On 2021-10-12 00:34, Mark Nottingham wrote:
@sdatspun2 https://github.com/sdatspun2 see above - the thinking is that we can define a format that you retrieve from the problem type URI to get more information about that problem type -- including things like warning levels.
that's not quite what the warning draft/effort was all about. that one was all about communicating warnings at runtime in a way similar to what RFC 7807 does, but without being a critical error.
if we're looking at other aspects such as representing a problem type description, then maybe we can call it something different than "warning information"? maybe it's just me getting confused because of the work on the warning message draft, but maybe others find it confusing as well.
@dret do you have concrete proposals for changes in this draft? Looking at the issue above, I don't think we've gone off track here...
i think we're mixing two things here, and the issue title of "Problem Details Object for Warning" doesn't help.
Content-Warning
header field and a suggested format to be used as a building block in JSON formats. feedback regarding that draft let @andrecedik and myself to believe that maybe the JSON format is not needed, which would leave just the Content-Warning
header field. this is mostly about allowing servers to say that they served a request, but that there are some issues that a client might want to look at. we could add the section defining the header field to 7807bis, but that would slightly change the scope of the spec because it now also would talk about things to be done when a problem is just a warning and not an error.to answer your question, @mnot: i think adding the Content-Warning
field could be useful as a way to provide mechanism for a slightly wider range of problems, but that proposal doesn't seem to be what most people are discussing here.

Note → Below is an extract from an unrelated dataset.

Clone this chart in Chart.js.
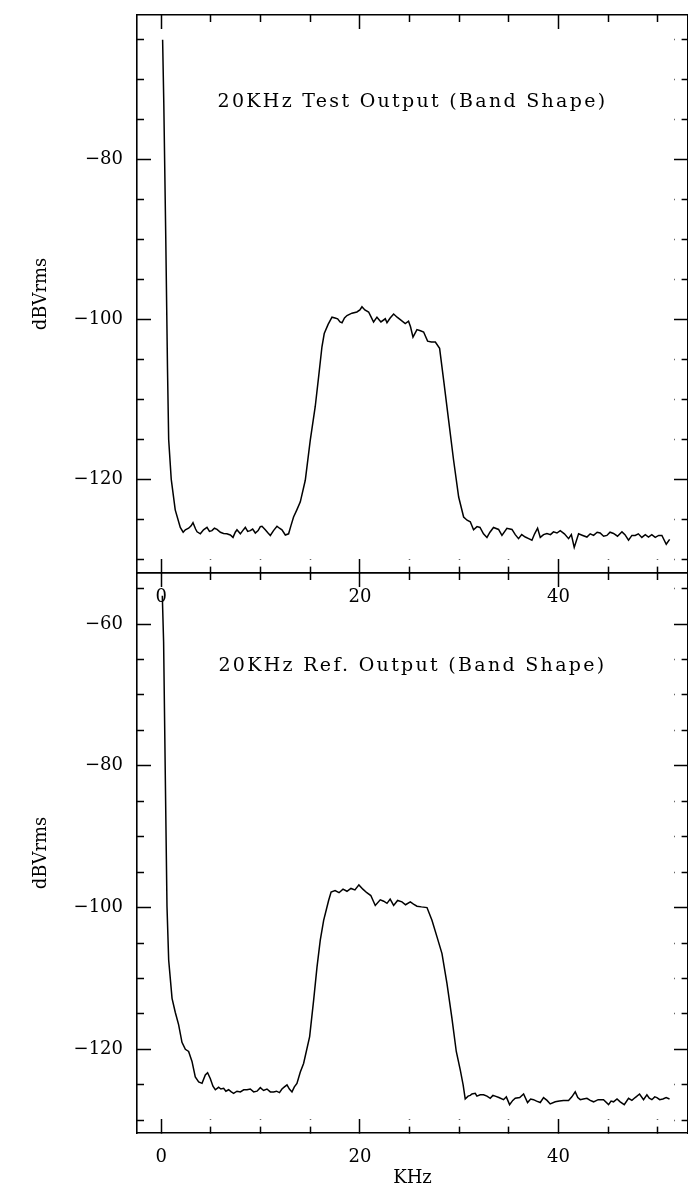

the downside of doing this could be that it might require quite a bit of reworking of the draft to make sure that it covers the scenario of requests being served with success status codes, but with some warning information included. the upside would be that the handling of types could be unified across the Content-Warning
field's type
(which currently uses a mechanism with a registry but that of course can be changed) and the type
member of the problem report format.
OK. If we want to finish this quickly and avoid scope creep, we should probably punt both the header and the format to separate drafts. What do folks think - is this something that needs to ship with rfc7807bis?
On 2021-10-19 05:07, Mark Nottingham wrote:
OK. If we want to finish this quickly and avoid scope creep, we should probably punt both the header and the format to separate drafts. What do folks think - is this something that needs to ship with rfc7807bis?
imho it's not something that needs to be part of the draft. it definitely would extend the scope (but in a good way, i think).
+1
If we want to finish this quickly and avoid scope creep, we should probably punt both the header and the format to separate drafts
Based upon the above, closing - please say so if you disagree / have more info.
Capturing @ioggstream's response from email thread with follow up questions. Should Problem Details JSON Object schema have any member indicating that the problem(s) is an error(s) or warning(s)? If yes, which status code(s) could be used in case of warning.
On Tue, Jan 19, 2021 at 12:30 AM Roberto Polli <roberto@> wrote: I would like to find a convergent solution for both Problem and Content-Warning, eg. see https://github.com/dret/I-D/blob/master/http-warning/draft-cedik-http-warning-02.txt#L295 which proposes the use of a list of Problem.json which - imho - provide redundant information (eg.
status
should always be the same).Kind regards, R.